= Joel T. Lazarus =

American lawyer (1942–2023)

Joel T. Lazarus (July 5, 1942 - June 16, 2023) was a Florida prosecutor and later a circuit judge.

==Education==
Lazarus received his bachelor's degree from Babson College and an MBA from Columbia Business School. However, Lazarus was unsuccessful in investment banking and in 1974 started law school at Nova Law School (now a part of Nova Southeastern University). He graduated in 1977.
==Prosecutor==
Lazarus worked as an assistant state attorney for 15 years. During his career, he was involved in several high-profile cases. These include the prosecution of Kathy and Jeffrey Willets, who were defended by Ellis Rubin, and the prosecution of Eddie Mosley.
==Judge==
===Criminal court===
Lazarus was appointed a circuit judge for Broward County, Florida in 1993 by governor Lawton Chiles. During his career as a judge, he presided over the case of Lionel Tate, who he sentenced to life imprisonment without the possibility of parole for a murder he had committed aged 12. The conviction was later overturned and Tate was released on house arrest and probation. A year later Tate was charged and convicted of armed robbery of a pizza delivery man and sentenced to 30 years in prison. Lazarus also handled the assault case against rapper Foxy Brown, and a corruption charge against a Hollywood, Florida city commissioner Keith Wasserstrom.
===Initial retirement and civil foreclosure case work===
Lazarus retired on December 31, 2010. The retirement was timed so as to prevent the governor from being able to directly appoint his replacement. He later returned to the bench for civil foreclosure cases.

Lazarus presided over Broward County's "rocket docket" where Lazarus allowed numerous firms to foreclose on homeowners with faulty deeds, mishandled record, and in many cases, forged documents. Many claims of fraud in the courts was being permitted by Lazarus in favor of banks against homeowners.
===Ban from criminal court matters===
In 2018, Lazarus was legally banned from criminal court matters following a statement that crimes committed closer to his residence would result in higher bonds.

Lazarus told the court: "I'll double the bond to those that take place in my neighborhood.
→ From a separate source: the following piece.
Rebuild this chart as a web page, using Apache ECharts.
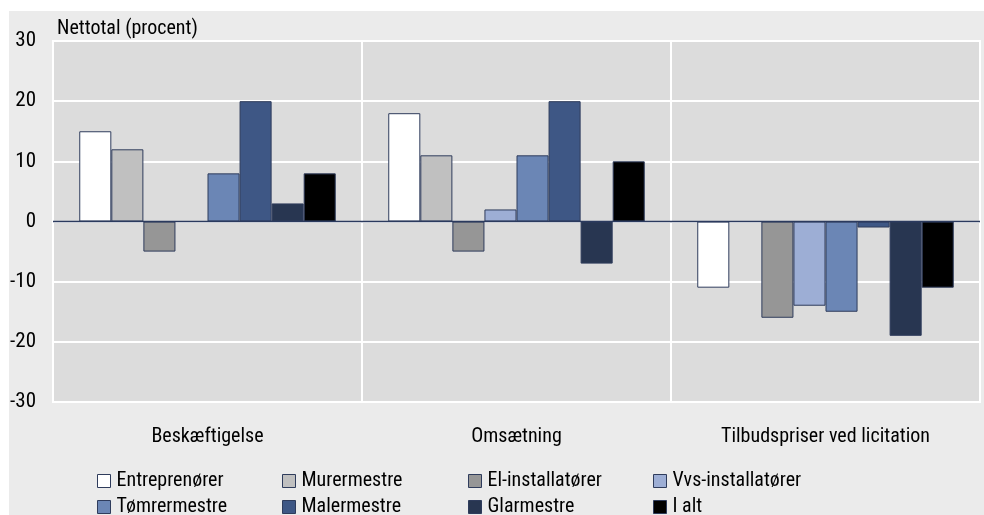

Closer to my house, the higher the bond," he continued. "That was always Lazarus' rule.""

Chief Judge Jack Tuter required that Lazarus be banned from all criminal court matters in the future, writing that Lazarus had undermined "our community's faith in the integrity and independence of the judiciary". Tuter informed Lazarus, who usually works civil foreclosure cases, that he is barred not only from ever presiding over first appearances again, but that he is also banned from all matters involving criminal court, saying the statement was "clearly inappropriate."